Supreme Court of Minnesota
Mar 8, 2024
No. A23-0397 (Minn. Mar. 8, 2024)

Opinion

A23-0397

03-08-2024

In re Petition for Disciplinary Action against Daniel M. Gallatin, a Minnesota Attorney, Registration No. 0387456.


ORDER

MARGARET H. CHUTICH, ASSOCIATE JUSTICE

The Director of the Office of Lawyers Professional Responsibility (Director) filed a petition for disciplinary action alleging that respondent Daniel M. Gallatin committed professional misconduct warranting public discipline-namely, filing a settlement document with a court containing the opposing parties' electronic signatures without having confirmed consent or authorization to do so. See Minn. R. Prof. Conduct 1.1, 3.3(a), 8.4(c), 8.4(d). We referred the matter to a referee, and after conducting an evidentiary hearing, the referee made findings of fact, conclusions of law, and a recommendation for discipline. The referee found that respondent committed the alleged misconduct and that there were two mitigating factors. The referee recommended a public reprimand and that respondent pay $900 in costs pursuant to Rule 24, Rules on Lawyers Professional Responsibility (RLPR).

Respondent and the Director entered into a stipulation for discipline. In it, they stipulate that the referee's findings of fact and conclusions of law are conclusive and waive briefing and oral argument before us pursuant to Rule 14(g), RLPR. The parties jointly recommend that the appropriate discipline is a public reprimand and that respondent pay $900 in costs pursuant to Rule 24, RLPR.

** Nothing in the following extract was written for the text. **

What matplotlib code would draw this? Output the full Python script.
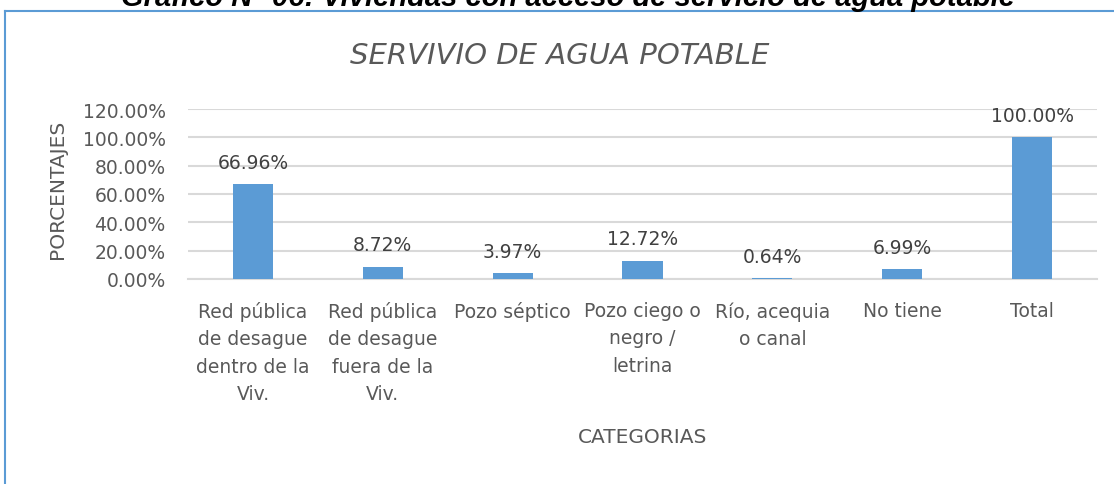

Respondent's misconduct includes making knowingly false statements to a court. "[W]e have suspended attorneys for misrepresentations made to our judicial officers." In re Jensen, 542 N.W.2d 627, 634 (Minn. 1996); see also In re Ask, 899 N.W.2d 182, 182 (Minn. 2017) (order) (30-day suspension for making false statements to a court when pleading guilty to a crime, making a false statement in a plea petition, and making a false statement to a police officer); In re Sannes, 832 N.W.2d 446, 446 (Minn. 2013) (order) (30-day suspension for "failing to inform opposing counsel or the opposing party" that his client had made a false statement to the court and failing to correct that false statement).

But we have imposed a public reprimand in cases involving false statements to a court when there was evidence of mitigating factors. See In re McGuire, 982 N.W.2d 713, 714 (Minn. 2022) (order) (public reprimand for "affixing a client's electronic signature to two sworn declarations the client had neither approved, authorized, nor reviewed," in light of evidence of mitigating factors); In re Hoeschler, 872 N.W.2d 261, 261-62 (Minn. 2015) (order) (public reprimand for "filing and settling property tax appeals without the permission of the property owners," in light of evidence of mitigating factors); In re Amundson, 869 N.W.2d 671, 671 (Minn. 2014) (order) (public reprimand for "making knowingly false statements to a court and opposing counsel," in light of evidence of mitigating factors); In re Novak, 856 N.W.2d 97, 97 (Minn. 2014) (order) (public reprimand for "making knowingly false statements to a court and opposing counsel," in light of evidence of mitigating factors).

We have independently reviewed the file and, in light of the evidence of mitigating factors, approve the jointly recommended disposition.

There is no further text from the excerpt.